- Records with drawing code -
◇ ◇ ◇

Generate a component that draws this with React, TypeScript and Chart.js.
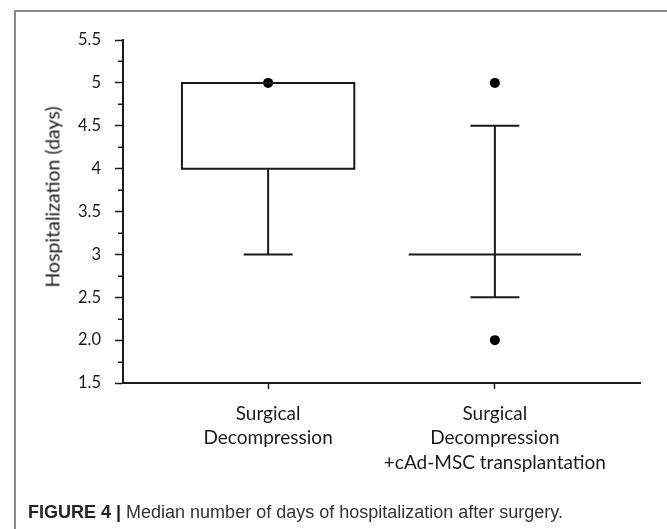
import React, { useEffect, useRef } from 'react';
import { Chart, registerables } from 'chart.js';

Chart.register(...registerables);

// ---- data ----
const categories: string[][] = [
  ['Surgical', 'Decompression'],
  ['Surgical', 'Decompression', '+cAd-MSC transplantation'],
];
const positions = [1, 2];
const boxLow = [4, 3];
const boxHigh = [5, 3];
const medians = [5, 3];
const whiskerLow = [3, 2.5];
const whiskerHigh = [5, 4.5];
const outliers: number[][] = [[5], [5, 2]];
const yTickValues = [1.5, 2, 2.5, 3, 3.5, 4, 4.5, 5, 5.5];
const yTickLabels = ['1.5', '2.0', '2.5', '3', '3.5', '4', '4.5', '5', '5.5'];
const yTitle = 'Hospitalization (days)';
const captionBold = 'FIGURE 4 |';
const captionText = ' Median number of days of hospitalization after surgery.';

// ---- style ----
const INK = '#1a1a1a';
const BOX_HALF = 0.38;
const CAP_HALF = 0.108;
const FONT = 'Lato, "Open Sans", sans-serif';

type P = { x: number; y: number };

function seg(points: P[], extra: any = {}) {
  return {
    type: 'scatter' as const,
    data: points,
    showLine: true,
    borderColor: INK,
    borderWidth: 2,
    pointRadius: 0,
    pointHoverRadius: 0,
    fill: false,
    ...extra,
  };
}

const minorTicks = {
  id: 'minorTicks',
  afterDraw(chart: any) {
    const y = chart.scales.y;
    const ctx = chart.ctx;
    ctx.save();
    ctx.strokeStyle = INK;
    ctx.lineWidth = 1.5;
    for (let i = 0; i < yTickValues.length - 1; i++) {
      const v = (yTickValues[i] + yTickValues[i + 1]) / 2;
      const p = Math.round(y.getPixelForValue(v)) + 0.25;
      ctx.beginPath();
      ctx.moveTo(y.right - 5, p);
      ctx.lineTo(y.right, p);
      ctx.stroke();
    }
    ctx.restore();
  },
};

export default function App() {
  const ref = useRef<HTMLCanvasElement>(null);

  useEffect(() => {
    const datasets: any[] = [];
    positions.forEach((x, i) => {
      if (boxHigh[i] > boxLow[i]) {
        datasets.push(
          seg(
            [
              { x: x - BOX_HALF, y: boxLow[i] },
              { x: x + BOX_HALF, y: boxLow[i] },
              { x: x + BOX_HALF, y: boxHigh[i] },
              { x: x - BOX_HALF, y: boxHigh[i] },
              { x: x - BOX_HALF, y: boxLow[i] },
            ],
            { borderCapStyle: 'square', borderJoinStyle: 'miter' }
          )
        );
      }
      datasets.push(seg([{ x: x - BOX_HALF, y: medians[i] }, { x: x + BOX_HALF, y: medians[i] }]));
      if (whiskerLow[i] < boxLow[i]) {
        datasets.push(seg([{ x, y: whiskerLow[i] }, { x, y: boxLow[i] }]));
      }
      if (whiskerHigh[i] > boxHigh[i]) {
        datasets.push(seg([{ x, y: boxHigh[i] }, { x, y: whiskerHigh[i] }]));
      }
      datasets.push(seg([{ x: x - CAP_HALF, y: whiskerLow[i] }, { x: x + CAP_HALF, y: whiskerLow[i] }]));
      datasets.push(seg([{ x: x - CAP_HALF, y: whiskerHigh[i] }, { x: x + CAP_HALF, y: whiskerHigh[i] }]));
      datasets.push({
        type: 'scatter',
        data: outliers[i].map((v) => ({ x, y: v })),
        pointRadius: 5,
        pointBackgroundColor: '#000',
        pointBorderWidth: 0,
        showLine: false,
      });
    });

    const chart = new Chart(ref.current!, {
      type: 'scatter',
      data: { datasets },
      plugins: [minorTicks],
      options: {
        animation: false,
        responsive: false,
        devicePixelRatio: 1,
        layout: { padding: { left: 0, top: 40, right: 27, bottom: 0 } },
        plugins: { legend: { display: false }, tooltip: { enabled: false }, title: { display: false } },
        scales: {
          x: {
            type: 'linear',
            min: 0.36,
            max: 2.64,
            afterBuildTicks: (scale: any) => {
              scale.ticks = positions.map((v) => ({ value: v }));
            },
            afterFit: (scale: any) => {
              scale.height = 146;
            },
            grid: {
              drawOnChartArea: false,
              drawTicks: true,
              tickLength: 6,
              tickColor: INK,
              tickWidth: 1.5,
            },
            border: { display: true, color: INK, width: 2 },
            ticks: {
              autoSkip: false,
              maxRotation: 0,
              minRotation: 0,
              padding: 12.5,
              color: INK,
              font: { family: FONT, size: 19, lineHeight: 1.29 },
              callback: (_v: any, i: number) => categories[i],
            },
          },
          y: {
            type: 'linear',
            min: 1.5,
            max: 5.5,
            afterBuildTicks: (scale: any) => {
              scale.ticks = yTickValues.map((v) => ({ value: v }));
            },
            afterFit: (scale: any) => {
              scale.width = 123;
            },
            grid: {
              drawOnChartArea: false,
              drawTicks: true,
              tickLength: 8,
              tickColor: INK,
              tickWidth: 1.5,
            },
            border: { display: true, color: INK, width: 2 },
            ticks: {
              padding: 14,
              color: INK,
              font: { family: FONT, size: 16.5 },
              callback: (_v: any, i: number) => yTickLabels[i],
            },
          },
        },
      },
    });
    return () => chart.destroy();
  }, []);

  return (
    <div
      style={{
        position: 'fixed',
        left: 0,
        top: 0,
        width: 667,
        height: 529,
        overflow: 'hidden',
        background: '#fff',
      }}
    >
      <div
        style={{
          position: 'absolute',
          left: 14,
          top: 10,
          width: 700,
          height: 600,
          borderLeft: '2px solid #8a8a8a',
          borderTop: '2px solid #8a8a8a',
        }}
      />
      <canvas ref={ref} width={667} height={529} style={{ position: 'absolute', left: 0, top: 0 }} />
      <div
        style={{
          position: 'absolute',
          left: 52,
          top: 197,
          transform: 'translate(-50%, -50%) rotate(-90deg)',
          whiteSpace: 'nowrap',
          fontFamily: FONT,
          fontSize: 19.5,
          color: INK,
        }}
      >
        {yTitle}
      </div>
      <div
        style={{
          position: 'absolute',
          left: 28,
          top: 502,
          whiteSpace: 'nowrap',
          fontFamily: '"Liberation Sans", Arial, sans-serif',
          fontSize: 18,
          lineHeight: '20px',
          color: '#333',
        }}
      >
        <b style={{ color: '#222' }}>{captionBold}</b>
        {captionText}
      </div>
    </div>
  );
}
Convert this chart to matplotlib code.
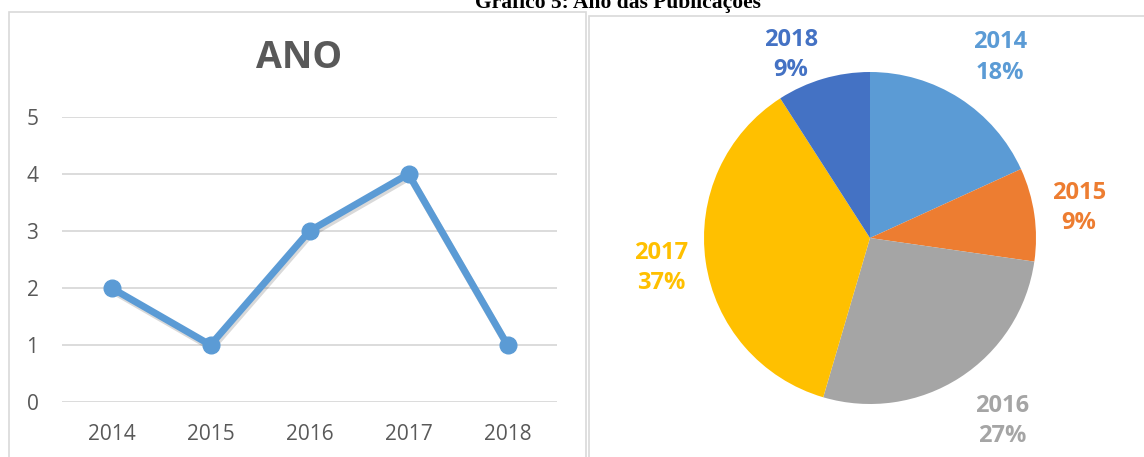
import numpy as np
import matplotlib
matplotlib.use("Agg")
import matplotlib.pyplot as plt
from matplotlib.patches import Rectangle
import matplotlib.patheffects as pe

plt.rcParams['font.family'] = ['Open Sans', 'DejaVu Sans']

years = ['2014', '2015', '2016', '2017', '2018']
counts = [2, 1, 3, 4, 1]
pct_labels = ['18%', '9%', '27%', '37%', '9%']
pie_colors = ['#5B9BD5', '#ED7D31', '#A5A5A5', '#FFC000', '#4472C4']
# how far out each pie label sits (in pie radii)
label_dist = [1.34, 1.27, 1.36, 1.27, 1.2]
label_shift = [-3, 0, 3, 0, 7]   # degrees, to mimic Excel's best fit

W, H = 1144, 457
fig = plt.figure(figsize=(W / 100, H / 100), dpi=100)

# panel frames
fig.add_artist(Rectangle((9 / W, -0.1), (586 - 9) / W, 1 - 12 / H + 0.1,
                         transform=fig.transFigure, fill=False,
                         edgecolor='#D9D9D9', lw=1.2))
fig.add_artist(Rectangle((589 / W, -0.1), 0.6, 1 - 16 / H + 0.1,
                         transform=fig.transFigure, fill=False,
                         edgecolor='#D9D9D9', lw=1.2))

fig.text(0.54, 1 - 8 / H, 'Gráfico 5: Ano das Publicações',
         ha='center', va='baseline', fontsize=15.5, fontweight='bold',
         family='Liberation Serif')

# line chart
ax = fig.add_axes([62 / W, 1 - 402 / H, (557 - 62) / W, (402 - 117) / H])
x = np.arange(len(years))
ax.plot(x, counts, color='#5B9BD5', lw=5, solid_capstyle='round',
        path_effects=[pe.SimpleLineShadow(offset=(1, -2), alpha=0.15),
                      pe.Normal()])
ax.plot(x, counts, ls='none', marker='o', markersize=12,
        color='#5B9BD5')
ax.set_xlim(-0.5, len(years) - 0.5)
ax.set_ylim(0, 5)
ax.set_yticks(range(6))
ax.set_xticks(x)
ax.set_xticklabels(years)
ax.grid(axis='y', color='#D9D9D9', lw=1.3)
ax.set_axisbelow(True)
for s in ax.spines.values():
    s.set_visible(False)
ax.tick_params(length=0, labelsize=15, colors='#595959')
ax.tick_params(axis='x', pad=16)
ax.tick_params(axis='y', pad=17)
fig.text(299 / W, 1 - 58 / H, 'ANO', ha='center', va='center',
         fontsize=27, fontweight='bold', color='#595959')

# pie chart
cx, cy, r = 870, 238, 166
pax = fig.add_axes([(cx - r) / W, 1 - (cy + r) / H, 2 * r / W, 2 * r / H])
wedges, _ = pax.pie(counts, colors=pie_colors, startangle=90,
                    counterclock=False, radius=1)
pax.set_xlim(-1, 1)
pax.set_ylim(-1, 1)
pax.set_aspect('equal')
for w, yr, p, c, d, sh in zip(wedges, years, pct_labels, pie_colors,
                              label_dist, label_shift):
    ang = np.deg2rad((w.theta1 + w.theta2) / 2 + sh)
    pax.text(d * np.cos(ang), d * np.sin(ang), f'{yr}\n{p}', ha='center',
             va='center', color=c, fontsize=17, fontweight='bold',
             linespacing=1.35, clip_on=False)

fig.savefig('out.png', dpi=100)
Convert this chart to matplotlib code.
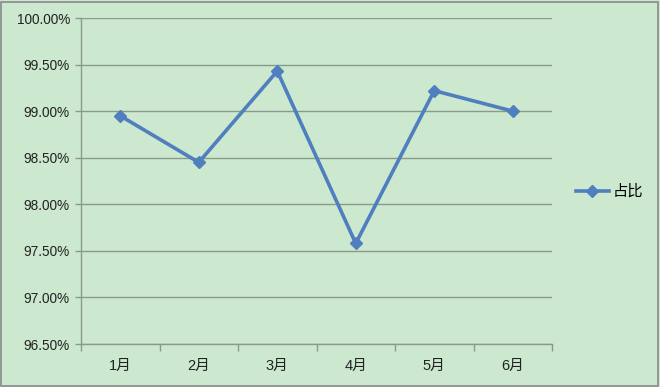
import matplotlib
matplotlib.use("Agg")
import matplotlib.pyplot as plt
from matplotlib.patches import Rectangle
from matplotlib.ticker import FuncFormatter, FixedLocator, NullFormatter

months = ["1月", "2月", "3月", "4月", "5月", "6月"]
share = [98.95, 98.45, 99.43, 97.58, 99.22, 99.00]
series_name = "占比"
y_ticks = [96.5, 97.0, 97.5, 98.0, 98.5, 99.0, 99.5, 100.0]

plt.rcParams['font.family'] = ['Liberation Sans', 'Noto Sans CJK SC', 'DejaVu Sans']

bg = "#cce8cf"
line_c = "#4f7fbe"
grid_c = "#8a9a8a"

fig = plt.figure(figsize=(6.6, 3.87), dpi=100)
fig.patch.set_facecolor(bg)
ax = fig.add_axes([81/660, 1-344/387, (552-81)/660, (344-18)/387])
ax.set_facecolor(bg)

x = list(range(len(months)))
ax.plot(x, share, color=line_c, lw=2.6, marker="D", ms=6.5,
        markerfacecolor=line_c, markeredgecolor=line_c, label=series_name, zorder=3)

ax.set_xlim(-0.5, len(months) - 0.5)
ax.set_ylim(y_ticks[0], y_ticks[-1])
ax.yaxis.set_major_locator(FixedLocator(y_ticks))
ax.yaxis.set_major_formatter(FuncFormatter(lambda v, p: f"{v:.2f}%"))
ax.grid(axis="y", color=grid_c, lw=1.0)
ax.set_axisbelow(True)

ax.set_xticks(x)
ax.set_xticklabels(months)
ax.xaxis.set_minor_locator(FixedLocator([i + 0.5 for i in range(-1, len(months))]))
ax.xaxis.set_minor_formatter(NullFormatter())
ax.tick_params(axis="x", which="major", length=0, pad=11, labelsize=10.5, colors="#222222")
ax.tick_params(axis="x", which="minor", length=5, color=grid_c, width=1)
ax.tick_params(axis="y", length=4, color=grid_c, width=1, pad=4, labelsize=9.8, labelcolor="#222222")

for s in ["top", "right"]:
    ax.spines[s].set_visible(False)
for s in ["left", "bottom"]:
    ax.spines[s].set_color(grid_c)
    ax.spines[s].set_linewidth(1.0)

leg = fig.legend(loc="center left", bbox_to_anchor=(568/660, 1-192/387), frameon=False,
                 fontsize=11, handlelength=2.2, handletextpad=0.25, borderpad=0)

fig.patches.append(Rectangle((1/660, 1/387), 657/660, 384/387, transform=fig.transFigure,
                             fill=False, edgecolor="#8a8a8a", lw=1.2))

fig.savefig("out.png", dpi=100, facecolor=bg)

◇ ◇ ◇

- Short problem -
Take the lines from the start of the material to the line with "Chart.register(...registerables);", both included, and transcribe them exactly without the pictures.

- Complete answer -
Generate a component that draws this with React, TypeScript and Chart.js.
import React, { useEffect, useRef } from 'react';
import { Chart, registerables } from 'chart.js';

Chart.register(...registerables);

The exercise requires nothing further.